La Stampa, 10 dicembre 2015
È un informatico australiano l’inventore del Bitcoin?
Un imprenditore di Sidney dalle molteplici attività – non sempre di successo; un 44enne autodidatta ed eclettico; una personalità complessa, che per anni ha vissuto nell’ombra, in bilico fra desiderio di riservatezza e riconoscimento sociale. È questo l’identikit di Craig Wright, un programmatore di Sydney che, secondo la doppia indagine di due testate americane, sarebbe niente di meno che Satoshi Nakamoto, il misterioso inventore di bitcoin. I tentativi di individuare il creatore della nota moneta digitale ormai si sprecano. E ancora sono aperte le ferite del mancato scoop di Newsweek, quando il settimanale pensò di aver scovato Nakamoto nelle vesti di un modesto ricercatore americano, scatenando una bagarre mediatica che si risolse in un buco nell’acqua. Questa volta però le due testate coinvolte – Wired e Gizmodo – hanno raccolto in modo indipendente una grande quantità di indizi.

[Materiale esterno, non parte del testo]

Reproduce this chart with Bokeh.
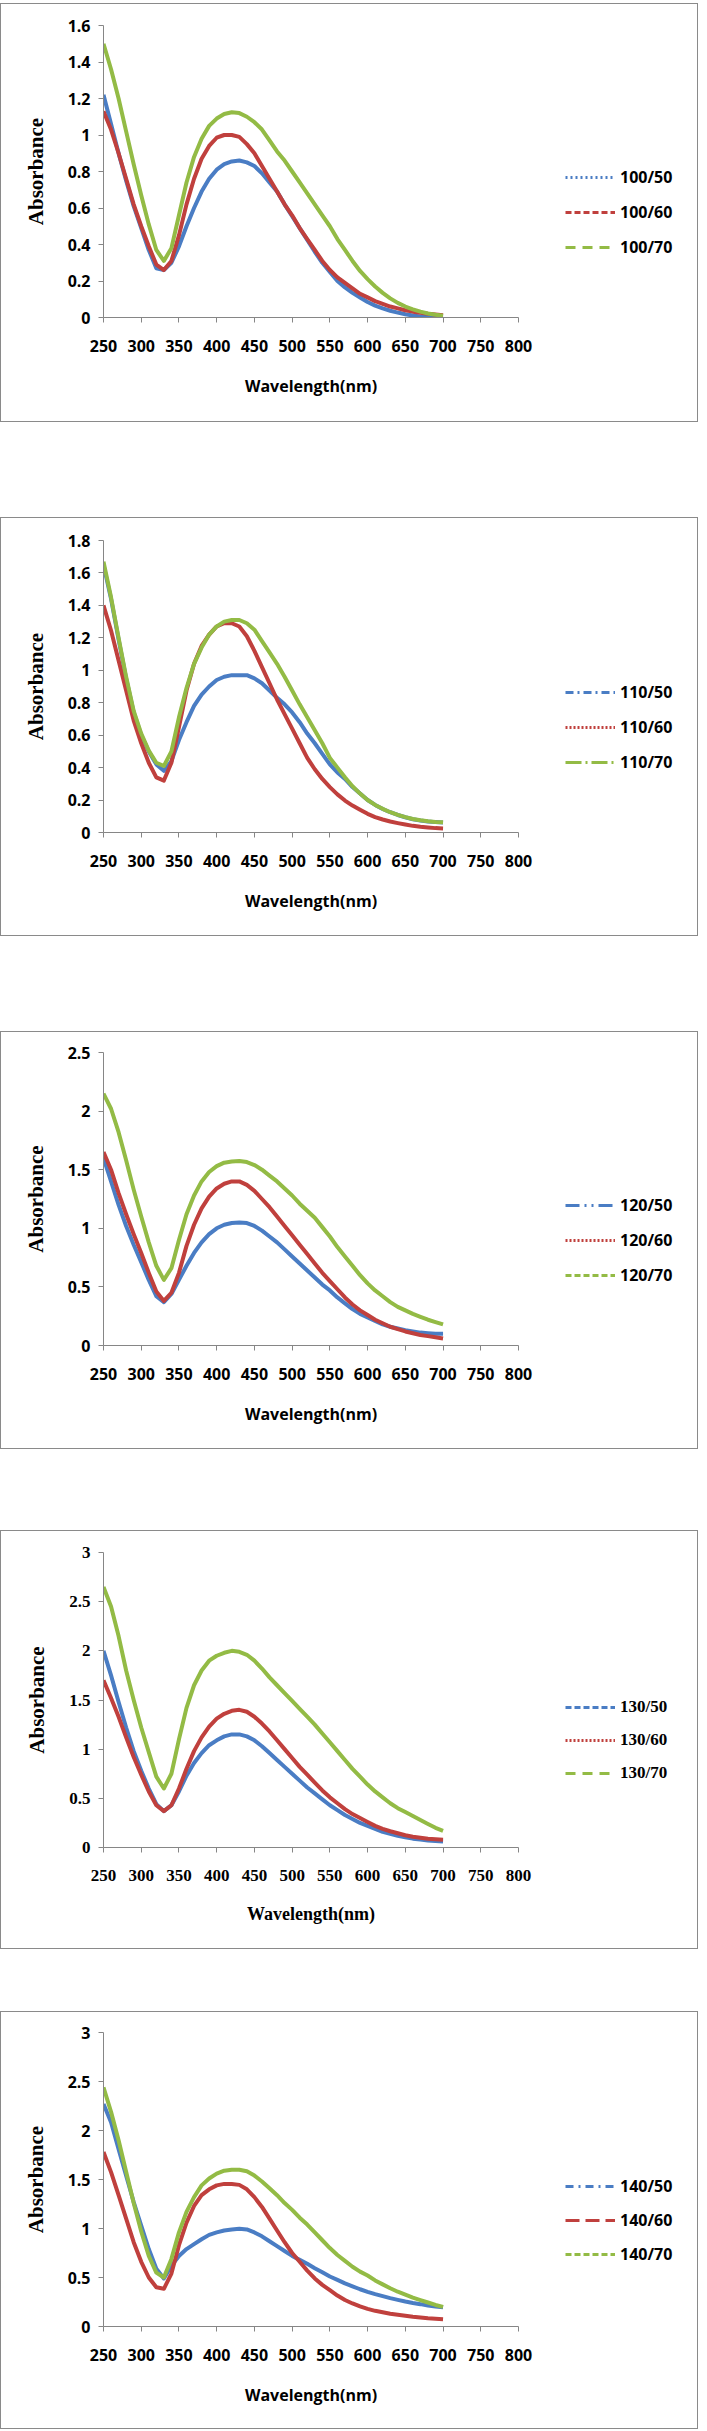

Manca, come sempre, la pistola fumante, la prova provata che Wright sia davvero Nakamoto. Ma gli indizi sono tanti e tali da dover considerare principalmente due ipotesi: che questa volta Nakamoto sia stato effettivamente trovato; oppure, che qualcuno abbia messo in piedi un elaborato inganno, fatto di documenti falsi, mail contraffatte, testimoni complici (o a loro volta ingannati).
Tra gli indizi raccolti dai giornalisti ci sono ad esempio una serie di email di Wright, anche di anni fa – passate alla stampa da una fonte anonima, un hacker che le avrebbe sottratte allo stesso Wright – in cui l’australiano dice di essere Nakamoto o l’inventore di bitcoin. Ci sono mail che mostrano come l’australiano nel 2014 abbia usato un indirizzo – satoshi@vistomail.com – utilizzato in precedenza da Nakamoto. Ci sono post sul suo blog datati 2008 che alludono al paper fondativo di bitcoin pubblicato dopo. Ma soprattutto c’è un documento che mostra come nel 2013 Wright abbia investito in una start-up l’equivalente di 23 milioni di dollari in bitcoin: all’epoca quella cifra rappresentava l’1,5 per cento della moneta digitale. E poi, ancora, Wright avrebbe costituito un fondo contenente 1,1 milioni di bitcoin, insieme a un amico e collaboratore, l’americano Dave Kleiman. Una cifra che si avvicina al “tesoretto” accumulato da Nakamoto. A dire il vero è proprio la figura di Kleiman – genio dell’informatica, costretto su una sedia a rotelle e morto nel 2013 – che alla fine dell’indagine giornalistica emerge, anche psicologicamente, come un possibile Satoshi. Se i documenti sono autentici, lo pseudonimo di Nakamoto avrebbe dunque coperto lo sforzo congiunto di Kleiman, di Wright e forse anche di altri. Restano molti interrogativi: chi e perché avrebbe smascherato Wright? La comunità dei bitcoiner era ieri molto cauta, se non scettica. Interessante anche la reazione della polizia australiana, che ieri ha perquisito la casa di Wright, anche se ha negato un collegamento con le notizie uscite sui giornali.
Del resto la tesi che bitcoin sia stato inventato da più di una persona è sempre stata la più accreditata. Ora, almeno due di quelle persone – Wright e Kleiman – sarebbero state individuate. Ma una appare quanto meno contraddittoria; e l’altra non può più parlare.